§ Required task
Print the listing from its top line through the line containing "from matplotlib.lines import Line2D", nothing more, and leave out the pictures.

§ Provided data

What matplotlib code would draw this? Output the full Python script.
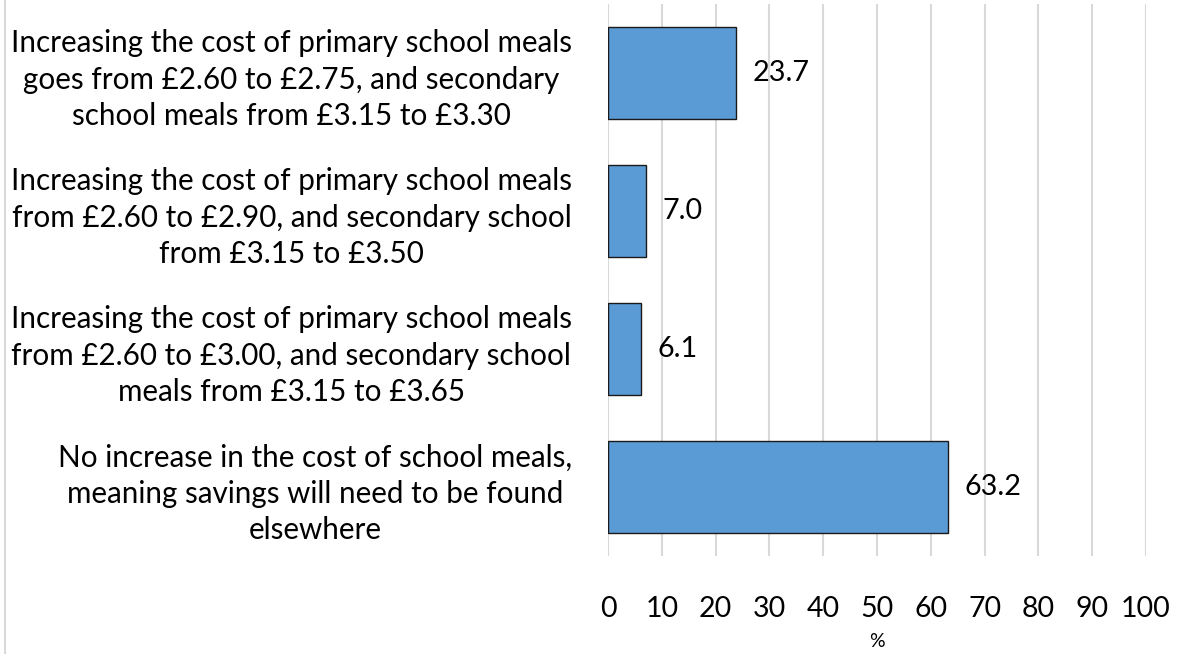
import matplotlib
matplotlib.use("Agg")
import matplotlib.pyplot as plt
from matplotlib.lines import Line2D

categories = [
    "Increasing the cost of primary school meals\ngoes from £2.60 to £2.75, and secondary\nschool meals from £3.15 to £3.30",
    "Increasing the cost of primary school meals\nfrom £2.60 to £2.90, and secondary school\nfrom £3.15 to £3.50",
    "Increasing the cost of primary school meals\nfrom £2.60 to £3.00, and secondary school\nmeals from £3.15 to £3.65",
    "No increase in the cost of school meals,\nmeaning savings will need to be found\nelsewhere",
]
values = [23.7, 7.0, 6.1, 63.2]
xticks = [0, 10, 20, 30, 40, 50, 60, 70, 80, 90, 100]
xlabel = "%"

plt.rcParams['font.family'] = ['Lato', 'DejaVu Sans']

fig = plt.figure(figsize=(11.79, 6.54), dpi=100)
ax = fig.add_axes([608/1179, (654-556)/654, (1146-608)/1179, (556-4)/654])

ypos = list(range(len(categories)))
ax.barh(ypos, values, height=0.67, color="#5B9BD5", edgecolor="#1a1a1a", linewidth=1.0, zorder=3)
ax.set_ylim(len(categories) - 0.5, -0.5)
ax.set_xlim(0, 100)
ax.set_xticks(xticks)
ax.set_xticklabels([str(t) for t in xticks], fontsize=20.5)
ax.set_yticks(ypos)
ax.set_yticklabels(categories, fontsize=21.3, multialignment='center', linespacing=1.36)
ax.tick_params(axis='y', length=0, pad=26)
ax.tick_params(axis='x', length=0, pad=29)
ax.grid(axis='x', color="#D9D9D9", linewidth=1.5, zorder=0)
for s in ax.spines.values():
    s.set_visible(False)
ax.set_xlabel(xlabel, fontsize=14, labelpad=8)

for y, v in zip(ypos, values):
    ax.annotate(f"{v:.1f}", xy=(v, y), xytext=(12, 0), textcoords="offset points",
                va='center', ha='left', fontsize=20.7)

fig.add_artist(Line2D([5/1179, 5/1179], [0, 1], transform=fig.transFigure, color="#D9D9D9", linewidth=1.5))

fig.savefig("out.png", dpi=100)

§ Expected answer
What matplotlib code would draw this? Output the full Python script.
import matplotlib
matplotlib.use("Agg")
import matplotlib.pyplot as plt
from matplotlib.lines import Line2D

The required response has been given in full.